_Description of the task_
Quote the whole listing exactly. Leave the pictures out of your copy.

_Available data_
## start

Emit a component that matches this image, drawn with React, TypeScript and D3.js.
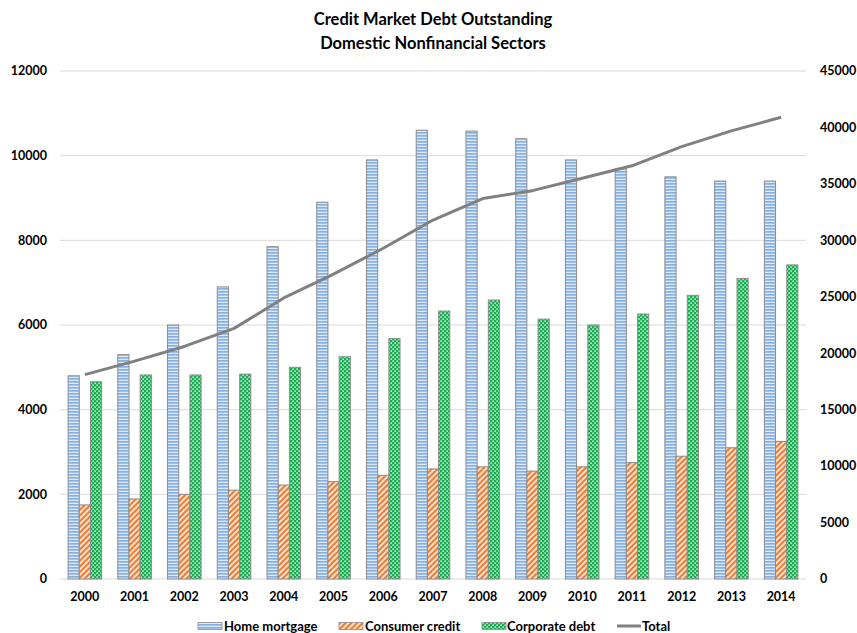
import React from "react";
import * as d3 from "d3";

const years = ["2000","2001","2002","2003","2004","2005","2006","2007","2008","2009","2010","2011","2012","2013","2014"];
const homeMortgage = [4800,5300,6000,6900,7850,8900,9900,10600,10580,10400,9900,9700,9500,9400,9400];
const consumerCredit = [1750,1890,2000,2100,2220,2300,2450,2600,2650,2550,2650,2750,2900,3100,3250];
const corporateDebt = [4660,4820,4820,4840,5000,5250,5680,6330,6590,6140,6000,6260,6700,7100,7420];
const total = [18100,19300,20600,22200,24900,27000,29300,31800,33700,34400,35500,36600,38300,39700,40900];
const leftTicks = [0,2000,4000,6000,8000,10000,12000];
const rightTicks = [0,5000,10000,15000,20000,25000,30000,35000,40000,45000];
const seriesNames = ["Home mortgage","Consumer credit","Corporate debt","Total"];

const W = 857, H = 633;
const L = 60, R = 806, T = 71, B = 579;
const FONT = "Lato, 'Open Sans', sans-serif";

export default function App() {
  const x = d3.scaleBand<string>().domain(years).range([L, R]).paddingInner(0).paddingOuter(0);
  const yL = d3.scaleLinear().domain([0, 12000]).range([B, T]);
  const yR = d3.scaleLinear().domain([0, 45000]).range([B, T]);
  const bw = x.bandwidth();
  const barW = bw * 0.225;
  const groupW = barW * 3;
  const off = (bw - groupW) / 2;
  const series = [
    { vals: homeMortgage, fill: "url(#pHome)" },
    { vals: consumerCredit, fill: "url(#pCons)" },
    { vals: corporateDebt, fill: "url(#pCorp)" },
  ];
  const line = d3.line<number>()
    .x((_, i) => (x(years[i]) as number) + bw / 2)
    .y((d) => yR(d));

  const legendItems = [
    { name: seriesNames[0], fill: "url(#pHome)", sx: 198, tx: 224 },
    { name: seriesNames[1], fill: "url(#pCons)", sx: 339, tx: 365 },
    { name: seriesNames[2], fill: "url(#pCorp)", sx: 482, tx: 507 },
  ];
  const legY = 626;

  return (
    <svg width={W} height={H} style={{ position: "absolute", left: 0, top: 0, background: "#fff" }} fontFamily={FONT}>
      <defs>
        <pattern id="pHome" width="4" height="3" patternUnits="userSpaceOnUse">
          <rect width="4" height="3" fill="#dde9f8" />
          <rect width="4" height="1.7" fill="#86b0e4" />
        </pattern>
        <pattern id="pCons" width="4" height="4" patternUnits="userSpaceOnUse" patternTransform="rotate(-45)">
          <rect width="4" height="4" fill="#fbe0cf" />
          <rect width="4" height="2" fill="#ed7d31" />
        </pattern>
        <pattern id="pCorp" width="4" height="4" patternUnits="userSpaceOnUse">
          <rect width="4" height="4" fill="#19ad52" />
          <rect x="0.4" y="0.4" width="1.4" height="1.4" fill="#ffffff" />
          <rect x="2.4" y="2.4" width="1.4" height="1.4" fill="#ffffff" />
        </pattern>
      </defs>

      <text x={433} y={25} textAnchor="middle" fontSize={16.5} fontWeight="bold" fill="#000">Credit Market Debt Outstanding</text>
      <text x={433} y={49} textAnchor="middle" fontSize={16.5} fontWeight="bold" fill="#000">Domestic Nonfinancial Sectors</text>

      {leftTicks.map((t) => (
        <g key={"l" + t}>
          <line x1={L} x2={R} y1={yL(t)} y2={yL(t)} stroke="#d9d9d9" strokeWidth={1} />
          <text x={47} y={yL(t)} dy="0.35em" textAnchor="end" fontSize={12.5} fontWeight="bold" fill="#000">{t}</text>
        </g>
      ))}
      {rightTicks.map((t) => (
        <text key={"r" + t} x={820} y={yR(t)} dy="0.35em" textAnchor="start" fontSize={12.5} fontWeight="bold" fill="#000">{t}</text>
      ))}

      {years.map((yr, i) => (
        <g key={yr}>
          {series.map((s, j) => {
            const bx = (x(yr) as number) + off + j * barW;
            const v = s.vals[i];
            return (
              <rect key={j} x={bx} y={yL(v)} width={barW} height={B - yL(v)} fill={s.fill} stroke="#8c8c8c" strokeWidth={1} />
            );
          })}
          <text x={(x(yr) as number) + bw / 2} y={597} dy="0.35em" textAnchor="middle" fontSize={12.5} fontWeight="bold" fill="#000">{yr}</text>
        </g>
      ))}

      <path d={line(total) || ""} fill="none" stroke="#808080" strokeWidth={3} strokeLinejoin="round" />

      {legendItems.map((it) => (
        <g key={it.name}>
          <rect x={it.sx} y={legY - 3.5} width={24} height={7} fill={it.fill} stroke="#8c8c8c" strokeWidth={0.8} />
          <text x={it.tx} y={legY} dy="0.35em" fontSize={13} fontWeight="bold" fill="#000">{it.name}</text>
        </g>
      ))}
      <line x1={617} x2={641} y1={legY} y2={legY} stroke="#808080" strokeWidth={3} />
      <text x={642} y={legY} dy="0.35em" fontSize={13} fontWeight="bold" fill="#000">{seriesNames[3]}</text>
    </svg>
  );
}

## end

_Output below_
Emit a component that matches this image, drawn with React, TypeScript and D3.js.
import React from "react";
import * as d3 from "d3";

const years = ["2000","2001","2002","2003","2004","2005","2006","2007","2008","2009","2010","2011","2012","2013","2014"];
const homeMortgage = [4800,5300,6000,6900,7850,8900,9900,10600,10580,10400,9900,9700,9500,9400,9400];
const consumerCredit = [1750,1890,2000,2100,2220,2300,2450,2600,2650,2550,2650,2750,2900,3100,3250];
const corporateDebt = [4660,4820,4820,4840,5000,5250,5680,6330,6590,6140,6000,6260,6700,7100,7420];
const total = [18100,19300,20600,22200,24900,27000,29300,31800,33700,34400,35500,36600,38300,39700,40900];
const leftTicks = [0,2000,4000,6000,8000,10000,12000];
const rightTicks = [0,5000,10000,15000,20000,25000,30000,35000,40000,45000];
const seriesNames = ["Home mortgage","Consumer credit","Corporate debt","Total"];

const W = 857, H = 633;
const L = 60, R = 806, T = 71, B = 579;
const FONT = "Lato, 'Open Sans', sans-serif";

export default function App() {
  const x = d3.scaleBand<string>().domain(years).range([L, R]).paddingInner(0).paddingOuter(0);
  const yL = d3.scaleLinear().domain([0, 12000]).range([B, T]);
  const yR = d3.scaleLinear().domain([0, 45000]).range([B, T]);
  const bw = x.bandwidth();
  const barW = bw * 0.225;
  const groupW = barW * 3;
  const off = (bw - groupW) / 2;
  const series = [
    { vals: homeMortgage, fill: "url(#pHome)" },
    { vals: consumerCredit, fill: "url(#pCons)" },
    { vals: corporateDebt, fill: "url(#pCorp)" },
  ];
  const line = d3.line<number>()
    .x((_, i) => (x(years[i]) as number) + bw / 2)
    .y((d) => yR(d));

  const legendItems = [
    { name: seriesNames[0], fill: "url(#pHome)", sx: 198, tx: 224 },
    { name: seriesNames[1], fill: "url(#pCons)", sx: 339, tx: 365 },
    { name: seriesNames[2], fill: "url(#pCorp)", sx: 482, tx: 507 },
  ];
  const legY = 626;

  return (
    <svg width={W} height={H} style={{ position: "absolute", left: 0, top: 0, background: "#fff" }} fontFamily={FONT}>
      <defs>
        <pattern id="pHome" width="4" height="3" patternUnits="userSpaceOnUse">
          <rect width="4" height="3" fill="#dde9f8" />
          <rect width="4" height="1.7" fill="#86b0e4" />
        </pattern>
        <pattern id="pCons" width="4" height="4" patternUnits="userSpaceOnUse" patternTransform="rotate(-45)">
          <rect width="4" height="4" fill="#fbe0cf" />
          <rect width="4" height="2" fill="#ed7d31" />
        </pattern>
        <pattern id="pCorp" width="4" height="4" patternUnits="userSpaceOnUse">
          <rect width="4" height="4" fill="#19ad52" />
          <rect x="0.4" y="0.4" width="1.4" height="1.4" fill="#ffffff" />
          <rect x="2.4" y="2.4" width="1.4" height="1.4" fill="#ffffff" />
        </pattern>
      </defs>

      <text x={433} y={25} textAnchor="middle" fontSize={16.5} fontWeight="bold" fill="#000">Credit Market Debt Outstanding</text>
      <text x={433} y={49} textAnchor="middle" fontSize={16.5} fontWeight="bold" fill="#000">Domestic Nonfinancial Sectors</text>

      {leftTicks.map((t) => (
        <g key={"l" + t}>
          <line x1={L} x2={R} y1={yL(t)} y2={yL(t)} stroke="#d9d9d9" strokeWidth={1} />
          <text x={47} y={yL(t)} dy="0.35em" textAnchor="end" fontSize={12.5} fontWeight="bold" fill="#000">{t}</text>
        </g>
      ))}
      {rightTicks.map((t) => (
        <text key={"r" + t} x={820} y={yR(t)} dy="0.35em" textAnchor="start" fontSize={12.5} fontWeight="bold" fill="#000">{t}</text>
      ))}

      {years.map((yr, i) => (
        <g key={yr}>
          {series.map((s, j) => {
            const bx = (x(yr) as number) + off + j * barW;
            const v = s.vals[i];
            return (
              <rect key={j} x={bx} y={yL(v)} width={barW} height={B - yL(v)} fill={s.fill} stroke="#8c8c8c" strokeWidth={1} />
            );
          })}
          <text x={(x(yr) as number) + bw / 2} y={597} dy="0.35em" textAnchor="middle" fontSize={12.5} fontWeight="bold" fill="#000">{yr}</text>
        </g>
      ))}

      <path d={line(total) || ""} fill="none" stroke="#808080" strokeWidth={3} strokeLinejoin="round" />

      {legendItems.map((it) => (
        <g key={it.name}>
          <rect x={it.sx} y={legY - 3.5} width={24} height={7} fill={it.fill} stroke="#8c8c8c" strokeWidth={0.8} />
          <text x={it.tx} y={legY} dy="0.35em" fontSize={13} fontWeight="bold" fill="#000">{it.name}</text>
        </g>
      ))}
      <line x1={617} x2={641} y1={legY} y2={legY} stroke="#808080" strokeWidth={3} />
      <text x={642} y={legY} dy="0.35em" fontSize={13} fontWeight="bold" fill="#000">{seriesNames[3]}</text>
    </svg>
  );
}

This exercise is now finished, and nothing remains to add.